Given data:
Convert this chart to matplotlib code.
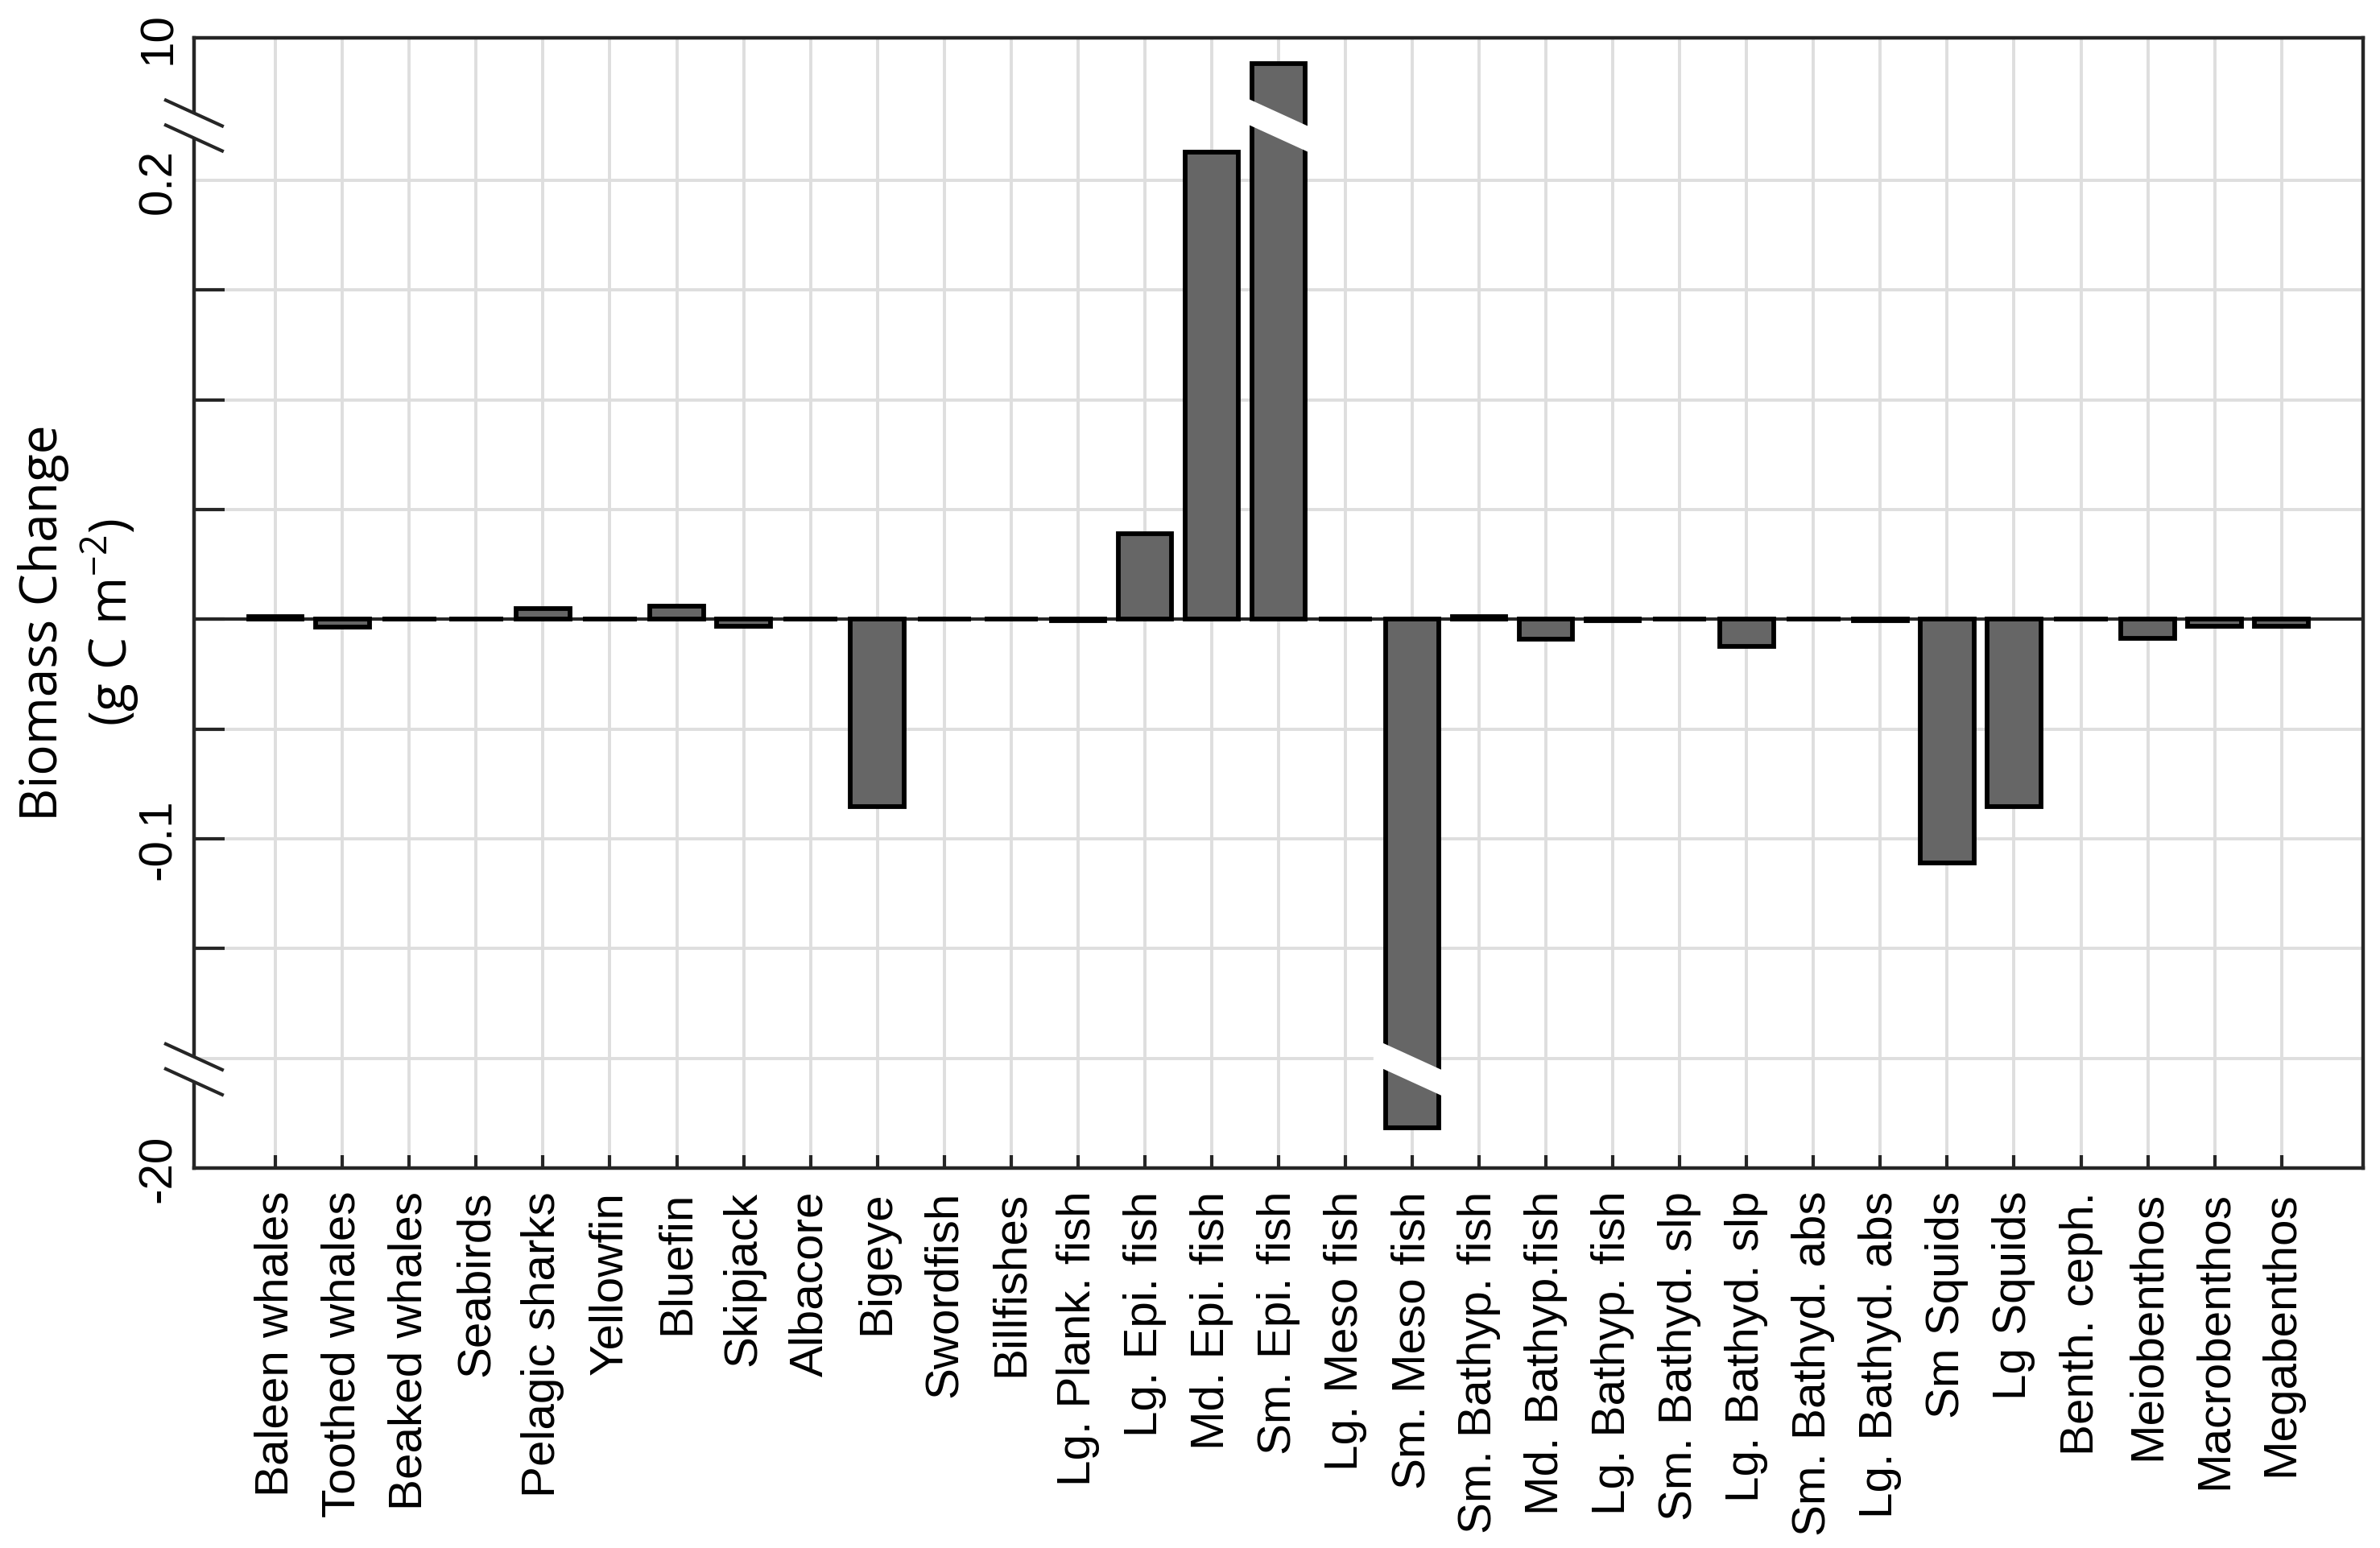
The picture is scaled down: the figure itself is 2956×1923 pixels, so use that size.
import numpy as np
import matplotlib
matplotlib.use('Agg')
import matplotlib.pyplot as plt
from matplotlib.lines import Line2D
from matplotlib.patches import Polygon
from matplotlib.transforms import IdentityTransform

plt.rcParams['font.family'] = ['Liberation Sans', 'DejaVu Sans']
plt.rcParams['mathtext.default'] = 'regular'

# data (g C m-2)
groups = ['Baleen whales', 'Toothed whales', 'Beaked whales', 'Seabirds',
          'Pelagic sharks', 'Yellowfin', 'Bluefin', 'Skipjack', 'Albacore',
          'Bigeye', 'Swordfish', 'Billfishes', 'Lg. Plank. fish',
          'Lg. Epi. fish', 'Md. Epi. fish', 'Sm. Epi. fish', 'Lg. Meso fish',
          'Sm. Meso fish', 'Sm. Bathyp. fish', 'Md. Bathyp.fish',
          'Lg. Bathyp. fish', 'Sm. Bathyd. slp', 'Lg. Bathyd. slp',
          'Sm. Bathyd. abs', 'Lg. Bathyd. abs', 'Sm Squids', 'Lg Squids',
          'Benth. ceph.', 'Meiobenthos', 'Macrobenthos', 'Megabenthos']
biomass_change = [0.0011, -0.0036, 0.0003, 0.0003, 0.0048, 0.0003, 0.0060,
                  -0.0030, 0.0003, -0.0854, 0.0003, 0.0002, -0.0005,
                  0.0390, 0.2129, 7.1, 0.0002, -11.9, 0.0011, -0.0089,
                  -0.0004, 0.0003, -0.0124, 0.0002, -0.0005, -0.1110,
                  -0.0854, 0.0002, -0.0086, -0.0030, -0.0032]

ytick_vals = [-20, -0.2, -0.15, -0.1, -0.05, 0, 0.05, 0.1, 0.15, 0.2, 10]
ytick_txt = ['-20', '', '', '-0.1', '', '', '', '', '', '0.2', '10']
no_mark = [-20, -0.2, 0.2, 10]

# broken y axis: linear in the middle, squeezed beyond the breaks
BRK_HI, Y_TOP, HI_SPAN = 0.225, 10.0, 0.040
BRK_LO, Y_BOT, LO_SPAN = -0.205, -20.0, 0.045
k_hi = HI_SPAN / (Y_TOP - BRK_HI)
k_lo = LO_SPAN / (BRK_LO - Y_BOT)


def fwd(v):
    v = np.asarray(v, dtype=float)
    return np.where(v > BRK_HI, BRK_HI + (v - BRK_HI) * k_hi,
                    np.where(v < BRK_LO, BRK_LO + (v - BRK_LO) * k_lo, v))


def inv(u):
    u = np.asarray(u, dtype=float)
    return np.where(u > BRK_HI, BRK_HI + (u - BRK_HI) / k_hi,
                    np.where(u < BRK_LO, BRK_LO + (u - BRK_LO) / k_lo, u))


DARK = '#262626'
SLOPE = -32 / 70  # slant of the break marks, pixels


def band(cx, cy, hw, hh):
    return [(cx - hw, cy - SLOPE * hw + hh), (cx + hw, cy + SLOPE * hw + hh),
            (cx + hw, cy + SLOPE * hw - hh), (cx - hw, cy - SLOPE * hw - hh)]


fig = plt.figure(figsize=(14.78, 9.62), dpi=200)
ax = fig.add_axes([0.0815, 0.2453, 0.9114, 0.7298])
ax.set_yscale('function', functions=(fwd, inv))

x = np.arange(1, len(groups) + 1)
ax.bar(x, biomass_change, width=0.8, color='#666666', edgecolor='black',
       linewidth=2.1, zorder=3)
ax.axhline(0, color=DARK, lw=1.5, zorder=2.5)

ax.set_xlim(-0.22, 32.22)
ax.set_ylim(Y_BOT, Y_TOP)
ax.set_xticks(x)
ax.set_xticklabels(groups, rotation=90, fontsize=21)
ax.set_yticks(ytick_vals)
ax.set_yticklabels(ytick_txt, rotation=90, va='center', fontsize=21)
ax.tick_params(axis='x', direction='in', length=5.8, width=1.5, color=DARK, pad=10)
ax.tick_params(axis='y', direction='in', length=13.7, width=1.5, color=DARK, pad=6)
for t, v in zip(ax.yaxis.get_major_ticks(), ytick_vals):
    if v in no_mark:
        t.tick1line.set_visible(False)
ax.grid(True, color='#dedede', lw=1.4)
ax.set_axisbelow(True)
for s in ax.spines.values():
    s.set_color(DARK)
    s.set_linewidth(1.6)

fig.text(0.0332, 0.598, 'Biomass Change\n(g C m$^{-2}$)', rotation=90,
         ha='center', va='center', multialignment='center', fontsize=23,
         family=['Open Sans', 'DejaVu Sans'])

# break marks on the y axis
ident = IdentityTransform()
ax_x = ax.transAxes.transform((0, 0))[0]
for brk in (BRK_HI, BRK_LO):
    cy = ax.transData.transform((1, brk))[1]
    fig.add_artist(Polygon(band(ax_x, cy, 7, 15.5), closed=True, fc='white',
                           ec='none', transform=ident, zorder=5))
    for off in (15.5, -15.5):
        fig.add_artist(Line2D([ax_x - 35, ax_x + 35],
                              [cy + off - SLOPE * 35, cy + off + SLOPE * 35],
                              color=DARK, lw=1.5, transform=ident, zorder=6))

# white slash through the bars that pass a break
for xi, v in zip(x, biomass_change):
    if BRK_LO < v < BRK_HI:
        continue
    brk = BRK_HI if v > 0 else BRK_LO
    cx, cy = ax.transData.transform((xi, brk))
    hw = ax.transData.transform((xi + 0.4, brk))[0] - cx + 15
    fig.add_artist(Polygon(band(cx, cy, hw, 16), closed=True, fc='white',
                           ec='none', transform=ident, zorder=5))

fig.savefig('out.png', dpi=200)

Task to carry out: Repeat the material above verbatim. Leave the pictures behind.

Written response:
Convert this chart to matplotlib code.
The picture is scaled down: the figure itself is 2956×1923 pixels, so use that size.
import numpy as np
import matplotlib
matplotlib.use('Agg')
import matplotlib.pyplot as plt
from matplotlib.lines import Line2D
from matplotlib.patches import Polygon
from matplotlib.transforms import IdentityTransform

plt.rcParams['font.family'] = ['Liberation Sans', 'DejaVu Sans']
plt.rcParams['mathtext.default'] = 'regular'

# data (g C m-2)
groups = ['Baleen whales', 'Toothed whales', 'Beaked whales', 'Seabirds',
          'Pelagic sharks', 'Yellowfin', 'Bluefin', 'Skipjack', 'Albacore',
          'Bigeye', 'Swordfish', 'Billfishes', 'Lg. Plank. fish',
          'Lg. Epi. fish', 'Md. Epi. fish', 'Sm. Epi. fish', 'Lg. Meso fish',
          'Sm. Meso fish', 'Sm. Bathyp. fish', 'Md. Bathyp.fish',
          'Lg. Bathyp. fish', 'Sm. Bathyd. slp', 'Lg. Bathyd. slp',
          'Sm. Bathyd. abs', 'Lg. Bathyd. abs', 'Sm Squids', 'Lg Squids',
          'Benth. ceph.', 'Meiobenthos', 'Macrobenthos', 'Megabenthos']
biomass_change = [0.0011, -0.0036, 0.0003, 0.0003, 0.0048, 0.0003, 0.0060,
                  -0.0030, 0.0003, -0.0854, 0.0003, 0.0002, -0.0005,
                  0.0390, 0.2129, 7.1, 0.0002, -11.9, 0.0011, -0.0089,
                  -0.0004, 0.0003, -0.0124, 0.0002, -0.0005, -0.1110,
                  -0.0854, 0.0002, -0.0086, -0.0030, -0.0032]

ytick_vals = [-20, -0.2, -0.15, -0.1, -0.05, 0, 0.05, 0.1, 0.15, 0.2, 10]
ytick_txt = ['-20', '', '', '-0.1', '', '', '', '', '', '0.2', '10']
no_mark = [-20, -0.2, 0.2, 10]

# broken y axis: linear in the middle, squeezed beyond the breaks
BRK_HI, Y_TOP, HI_SPAN = 0.225, 10.0, 0.040
BRK_LO, Y_BOT, LO_SPAN = -0.205, -20.0, 0.045
k_hi = HI_SPAN / (Y_TOP - BRK_HI)
k_lo = LO_SPAN / (BRK_LO - Y_BOT)


def fwd(v):
    v = np.asarray(v, dtype=float)
    return np.where(v > BRK_HI, BRK_HI + (v - BRK_HI) * k_hi,
                    np.where(v < BRK_LO, BRK_LO + (v - BRK_LO) * k_lo, v))


def inv(u):
    u = np.asarray(u, dtype=float)
    return np.where(u > BRK_HI, BRK_HI + (u - BRK_HI) / k_hi,
                    np.where(u < BRK_LO, BRK_LO + (u - BRK_LO) / k_lo, u))


DARK = '#262626'
SLOPE = -32 / 70  # slant of the break marks, pixels


def band(cx, cy, hw, hh):
    return [(cx - hw, cy - SLOPE * hw + hh), (cx + hw, cy + SLOPE * hw + hh),
            (cx + hw, cy + SLOPE * hw - hh), (cx - hw, cy - SLOPE * hw - hh)]


fig = plt.figure(figsize=(14.78, 9.62), dpi=200)
ax = fig.add_axes([0.0815, 0.2453, 0.9114, 0.7298])
ax.set_yscale('function', functions=(fwd, inv))

x = np.arange(1, len(groups) + 1)
ax.bar(x, biomass_change, width=0.8, color='#666666', edgecolor='black',
       linewidth=2.1, zorder=3)
ax.axhline(0, color=DARK, lw=1.5, zorder=2.5)

ax.set_xlim(-0.22, 32.22)
ax.set_ylim(Y_BOT, Y_TOP)
ax.set_xticks(x)
ax.set_xticklabels(groups, rotation=90, fontsize=21)
ax.set_yticks(ytick_vals)
ax.set_yticklabels(ytick_txt, rotation=90, va='center', fontsize=21)
ax.tick_params(axis='x', direction='in', length=5.8, width=1.5, color=DARK, pad=10)
ax.tick_params(axis='y', direction='in', length=13.7, width=1.5, color=DARK, pad=6)
for t, v in zip(ax.yaxis.get_major_ticks(), ytick_vals):
    if v in no_mark:
        t.tick1line.set_visible(False)
ax.grid(True, color='#dedede', lw=1.4)
ax.set_axisbelow(True)
for s in ax.spines.values():
    s.set_color(DARK)
    s.set_linewidth(1.6)

fig.text(0.0332, 0.598, 'Biomass Change\n(g C m$^{-2}$)', rotation=90,
         ha='center', va='center', multialignment='center', fontsize=23,
         family=['Open Sans', 'DejaVu Sans'])

# break marks on the y axis
ident = IdentityTransform()
ax_x = ax.transAxes.transform((0, 0))[0]
for brk in (BRK_HI, BRK_LO):
    cy = ax.transData.transform((1, brk))[1]
    fig.add_artist(Polygon(band(ax_x, cy, 7, 15.5), closed=True, fc='white',
                           ec='none', transform=ident, zorder=5))
    for off in (15.5, -15.5):
        fig.add_artist(Line2D([ax_x - 35, ax_x + 35],
                              [cy + off - SLOPE * 35, cy + off + SLOPE * 35],
                              color=DARK, lw=1.5, transform=ident, zorder=6))

# white slash through the bars that pass a break
for xi, v in zip(x, biomass_change):
    if BRK_LO < v < BRK_HI:
        continue
    brk = BRK_HI if v > 0 else BRK_LO
    cx, cy = ax.transData.transform((xi, brk))
    hw = ax.transData.transform((xi + 0.4, brk))[0] - cx + 15
    fig.add_artist(Polygon(band(cx, cy, hw, 16), closed=True, fc='white',
                           ec='none', transform=ident, zorder=5))

fig.savefig('out.png', dpi=200)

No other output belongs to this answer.